A New Jersey native, Marmorstein began his career as a stagehand and stage manager on Broadway, working on such iconic productions as A Streetcar Named Desire with Marlon Brando and Damn Yankees with Gwen Verden.
Before moving to Los Angeles in 1967, Marmorstein began writing for the New York-based soap The Doctors, where he was head writer before being hired away by Dark Shadows creator Dan Curtis in late 1966. During Marmorstein’s early tenure on what was then a failing Jane Eyre-style melodrama, Curtis and his small writing staff began adding supernatural elements — at first a ghost or two and then a strange woman who turned out to be a from-the-ashes phoenix.
But it was the introduction of the vampire Barnabas Collins in spring 1967 that turned the daytime drama into a national pop-culture phenomenon. Played by actor Jonathan Frid, the tragic, reluctant vampire character grabbed hold of the public’s attention and turned Dark Shadows into a hit.
Although its popularity would burn itself out within a few years, the soap — which soon would be populated by witches, werewolves, warlocks, a Frankenstein, a Jekyll-Hyde and even odder characters based on H.P. Lovecraft’s Cthulhu Mythos — would inspire a cultlike devotion that continues to this day. The series, which spawned two original-cast movies and a 1990s TV reboot, is available on Amazon Prime. Among its fans: Tim Burton, who directed the 2012 Dark Shadows feature film starring fellow enthusiast Johnny Depp as Barnabas Collins.
Exactly which Dark Shadows taking creditscribe created Barnabas long has been disputed, with writers Marmorstein, Joe Caldwell and the late Ron Sproat at one point or another. In a 2012 interview, Marmorstein said he told Curtis” “We have to pretend we’re doing a vampire for the very first time. Let’s get a young, blond guy, because our audiences are very young. They’ll fall in love with him.’” (Frid was neither blond nor particularly young, prompting Marmorstein to advise the glum-looking actor: “Don’t act. Be a nice man, as you are. This is your family in the house, and you’ve got to be charming for them.”)
Marmorstein and Curtis soon fell out, and the writer, his wife and four children moved to L.A., where he quickly found work writing for the popular 1968 nighttime soap Peyton Place. In 1974 he co-wrote the feature S*P*Y*S, starring Elliott Gould and Donald Sutherland in an unsuccessful attempt to recapture the acting duo’s earlier MASH success. Marmorstein and Gould reteamed, again unsuccessfully, for 1975’s Whiffs.

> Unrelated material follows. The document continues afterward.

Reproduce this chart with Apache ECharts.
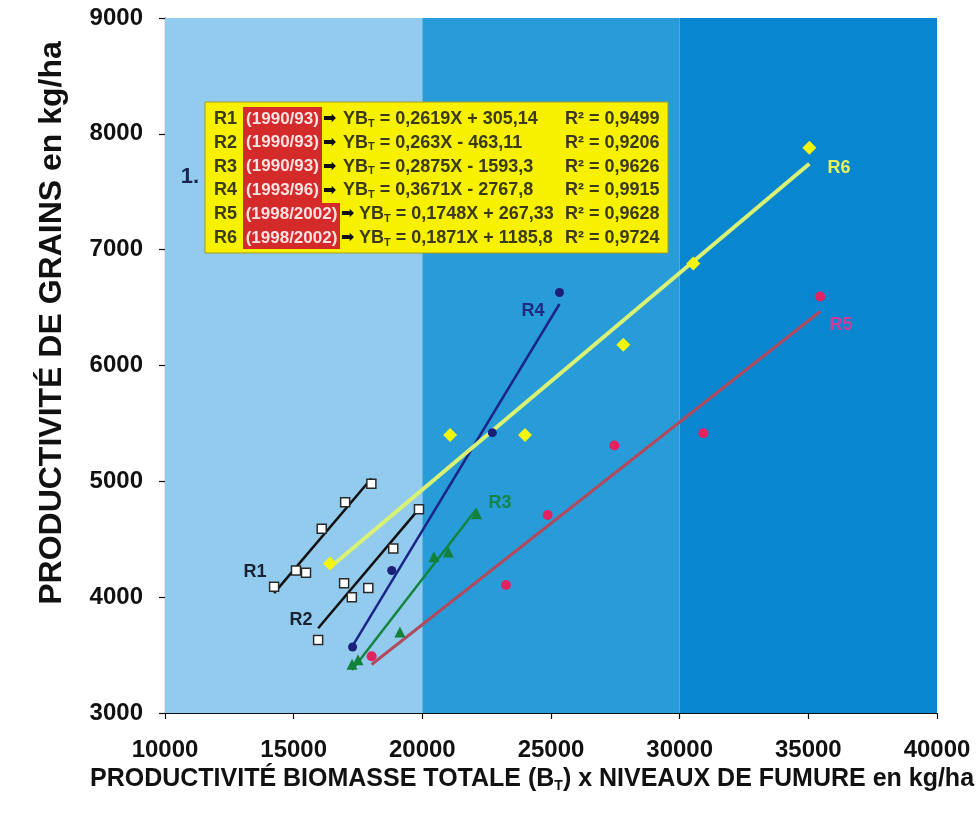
<!DOCTYPE html>
<html>
<head>
<meta charset="utf-8">
<script src="https://cdn.jsdelivr.net/npm/echarts@6/dist/echarts.min.js"></script>
<style>
  html, body { margin: 0; padding: 0; background: #ffffff; }
  #chart { width: 978px; height: 813px; }
</style>
</head>
<body>
<div id="chart"></div>
<script>
// Biomass x manure level (kg/ha) vs grain yield (kg/ha), six regressions R1..R6
const r1X = [14240, 15090, 15480, 16090, 17000, 18020];
const r1Y = [4090, 4230, 4210, 4590, 4820, 4980];
const r2X = [15950, 16960, 17260, 17900, 18870, 19870];
const r2Y = [3630, 4120, 4000, 4080, 4420, 4760];
const r3X = [17270, 17500, 19130, 20450, 21010, 22110];
const r3Y = [3420, 3460, 3700, 4350, 4390, 4720];
const r4X = [17290, 18810, 22720, 25330];
const r4Y = [3570, 4230, 5420, 6630];
const r5X = [18030, 23250, 24870, 27460, 30920, 35460];
const r5Y = [3490, 4105, 4710, 5310, 5415, 6595];
const r6X = [16410, 21080, 23990, 27810, 30530, 35040];
const r6Y = [4290, 5400, 5400, 6180, 6880, 7880];

// Regression summaries
const seriesNames = ['R1', 'R2', 'R3', 'R4', 'R5', 'R6'];
const periods = ['(1990/93)', '(1990/93)', '(1990/93)', '(1993/96)', '(1998/2002)', '(1998/2002)'];
const slopes = [0.2619, 0.263, 0.2875, 0.3671, 0.1748, 0.1871];
const intercepts = [305.14, -463.11, -1593.3, -2767.8, 267.33, 1185.8];
const r2Values = ['0,9499', '0,9206', '0,9626', '0,9915', '0,9628', '0,9724'];

// Axis ranges and background zones
const xRange = [10000, 40000];
const yRange = [3000, 9000];
const zoneBreaks = [10000, 20000, 30000, 40000];

const xs = [r1X, r2X, r3X, r4X, r5X, r6X];
const ys = [r1Y, r2Y, r3Y, r4Y, r5Y, r6Y];

const markerStyles = [
  { symbol: 'rect', size: 9, color: '#ffffff', border: '#2a2a2a', bw: 1.5 },
  { symbol: 'rect', size: 9, color: '#ffffff', border: '#2a2a2a', bw: 1.5 },
  { symbol: 'triangle', size: 11, color: '#13813c', border: '#13813c', bw: 0 },
  { symbol: 'circle', size: 9, color: '#1b1f78', border: '#1b1f78', bw: 0 },
  { symbol: 'circle', size: 10, color: '#e2235f', border: '#e2235f', bw: 0 },
  { symbol: 'diamond', size: 14, color: '#f3f50c', border: '#f3f50c', bw: 0 }
];
const lineStyles = [
  { color: '#111111', width: 2.5 },
  { color: '#111111', width: 2.5 },
  { color: '#138540', width: 2.5 },
  { color: '#1c2488', width: 2.5 },
  { color: '#b14a5c', width: 3 },
  { color: '#d9f274', width: 4 }
];
const zoneColors = ['#93cbef', '#289bd9', '#0986d0'];

const series = [];

// Background zones
series.push({
  type: 'line',
  data: [],
  silent: true,
  z: 0,
  markArea: {
    silent: true,
    itemStyle: { opacity: 1 },
    data: zoneColors.map((c, i) => [
      { xAxis: zoneBreaks[i], itemStyle: { color: c } },
      { xAxis: zoneBreaks[i + 1] }
    ])
  }
});

// Trend lines from the regression equations, over each group's x span
for (let i = 0; i < 6; i++) {
  const x0 = Math.min(...xs[i]);
  const x1 = Math.max(...xs[i]);
  series.push({
    type: 'line',
    name: seriesNames[i] + ' fit',
    data: [[x0, slopes[i] * x0 + intercepts[i]], [x1, slopes[i] * x1 + intercepts[i]]],
    showSymbol: false,
    silent: true,
    z: 3,
    lineStyle: { color: lineStyles[i].color, width: lineStyles[i].width }
  });
}

// Observed points
for (let i = 0; i < 6; i++) {
  const m = markerStyles[i];
  series.push({
    type: 'scatter',
    name: seriesNames[i],
    data: xs[i].map((x, k) => [x, ys[i][k]]),
    symbol: m.symbol,
    symbolSize: m.size,
    z: 5,
    itemStyle: { color: m.color, borderColor: m.border, borderWidth: m.bw, opacity: 1 }
  });
}

const FONT = '"Liberation Sans", "DejaVu Sans", Arial, sans-serif';
const fmt = v => String(v).replace('.', ',');

// Equation box
const graphics = [];
const boxX = 205, boxY = 102, boxW = 463, boxH = 151;
graphics.push({
  type: 'rect', z: 10,
  shape: { x: boxX, y: boxY, width: boxW, height: boxH },
  style: { fill: '#f7f100', stroke: '#a09a2a', lineWidth: 1 }
});
graphics.push({
  type: 'polygon', z: 11,
  shape: { points: [[243, 107], [322, 107], [322, 203], [340, 203], [340, 249], [243, 249]] },
  style: { fill: '#d52a2a' }
});
const rowY0 = 119, rowStep = 23.8;
const boxText = '#3b3a16';
for (let i = 0; i < 6; i++) {
  const y = rowY0 + i * rowStep;
  const wide = periods[i].length > 9;
  graphics.push({
    type: 'text', z: 12,
    style: { text: seriesNames[i], x: 214, y: y, font: 'bold 18px ' + FONT, fill: boxText, align: 'left', verticalAlign: 'middle' }
  });
  graphics.push({
    type: 'text', z: 12,
    style: { text: periods[i], x: wide ? 291.5 : 282.5, y: y, font: 'bold 17px ' + FONT, fill: '#ffe2e2', align: 'center', verticalAlign: 'middle' }
  });
  graphics.push({
    type: 'text', z: 12,
    style: { text: '➡', x: wide ? 341 : 323, y: y, font: 'bold 16px "DejaVu Sans"', fill: '#111111', align: 'left', verticalAlign: 'middle' }
  });
  const b = intercepts[i];
  const eq = ' = ' + fmt(slopes[i]) + 'X ' + (b < 0 ? '- ' : '+ ') + fmt(Math.abs(b));
  graphics.push({
    type: 'text', z: 12,
    style: {
      text: '{n|YB}{s|T}{n|' + eq + '}',
      x: wide ? 359 : 343, y: y, align: 'left', verticalAlign: 'middle',
      rich: {
        n: { font: 'bold 18px ' + FONT, fill: boxText, lineHeight: 20 },
        s: { font: 'bold 11px ' + FONT, fill: boxText, lineHeight: 20, verticalAlign: 'bottom' }
      }
    }
  });
  graphics.push({
    type: 'text', z: 12,
    style: { text: 'R² = ' + r2Values[i], x: 565, y: y, font: 'bold 18px ' + FONT, fill: boxText, align: 'left', verticalAlign: 'middle' }
  });
}

// Group labels
const labelSpecs = [
  ['1.', 190, 177, '#1a2450', 22],
  ['R1', 255, 572, '#1b2233', 18],
  ['R2', 301, 620, '#1b2233', 18],
  ['R3', 500, 503, '#14844a', 18],
  ['R4', 533, 311, '#1c2a80', 18],
  ['R5', 841, 325, '#d03a9a', 18],
  ['R6', 839, 168, '#e6f25a', 18]
];
labelSpecs.forEach(([t, x, y, c, s]) => {
  graphics.push({
    type: 'text', z: 9,
    style: { text: t, x: x, y: y, font: 'bold ' + s + 'px ' + FONT, fill: c, align: 'center', verticalAlign: 'middle' }
  });
});

// Axis titles
graphics.push({
  type: 'text', z: 9,
  style: {
    text: '{a|PRODUCTIVITÉ BIOMASSE TOTALE (B}{s|T}{a|) x NIVEAUX DE FUMURE en kg/ha}',
    x: 532, y: 779, align: 'center', verticalAlign: 'middle',
    rich: {
      a: { font: 'bold 25px ' + FONT, fill: '#111111', lineHeight: 28 },
      s: { font: 'bold 14px ' + FONT, fill: '#111111', lineHeight: 28, verticalAlign: 'bottom' }
    }
  }
});
graphics.push({
  type: 'text', z: 9,
  x: 52, y: 323, rotation: Math.PI / 2,
  style: { text: 'PRODUCTIVITÉ DE GRAINS en kg/ha', x: 0, y: 0, font: 'bold 32px ' + FONT, fill: '#111111', align: 'center', verticalAlign: 'middle' }
});

const axisCommon = {
  axisLine: { show: true, lineStyle: { color: '#111111', width: 1.2 } },
  axisTick: { show: true, inside: false, length: 6, lineStyle: { color: '#111111', width: 1.2 } },
  splitLine: { show: false },
  axisLabel: { color: '#111111', fontFamily: FONT, fontWeight: 'bold', fontSize: 24, formatter: v => String(v) }
};

const chart = echarts.init(document.getElementById('chart'), null, { renderer: 'canvas' });
chart.setOption({
  animation: false,
  backgroundColor: '#ffffff',
  grid: { left: 165, top: 18, width: 772, height: 695, containLabel: false },
  xAxis: Object.assign({}, axisCommon, {
    type: 'value', min: xRange[0], max: xRange[1], interval: 5000,
    axisLabel: Object.assign({}, axisCommon.axisLabel, { margin: 25 })
  }),
  yAxis: Object.assign({}, axisCommon, {
    type: 'value', min: yRange[0], max: yRange[1], interval: 1000,
    axisLabel: Object.assign({}, axisCommon.axisLabel, { margin: 22 })
  }),
  series: series,
  graphic: graphics
});
</script>
</body>
</html>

Marmorstein was considerably more successful in his next outing, 1977’s Pete’s Dragon, a live-action/animation musical hybrid starring singer Helen Reddy. The following year saw Marmorstein back with Disney for Return from Witch Mountain, a sci-fi adventure sequel with Bette Davis and Christopher Lee as its adult leads.
Marmorstein’s subsequent credits include a 1986 TV adaptation of Frankenstein, some installments of children’s series ABC Weekend Specials and, in 1990, a final outing with his old friend Gould for Dead Men Don’t Die. In 1993, he revisited the reluctant vampire theme with his feature film comedy Love Bites starring Adam Ant.
Despite his longtime interest in vampires, Marmorstein was not impressed with the Burton-Depp iteration of Barnabas Collins. “I was shocked to see, at the beginning of the movie, Barnabas killing seven or eight innocent people, who weren’t even trying to harm him,” the writer told Yahoo News after seeing the film. “Barnabas would never do that. And I saw no reason whatsoever for the movie to be set in 1972. For nothing, I would have told them not to do that.”
Marmorstein was predeceased by first wife Martha, and is survived by his wife of 17 years, Barbara; sons Larry, Wayne, and Mitchell; daughter Darragh; stepdaughters Romy and Dena; as well as in-laws, three grandchildren and a great-grandchild.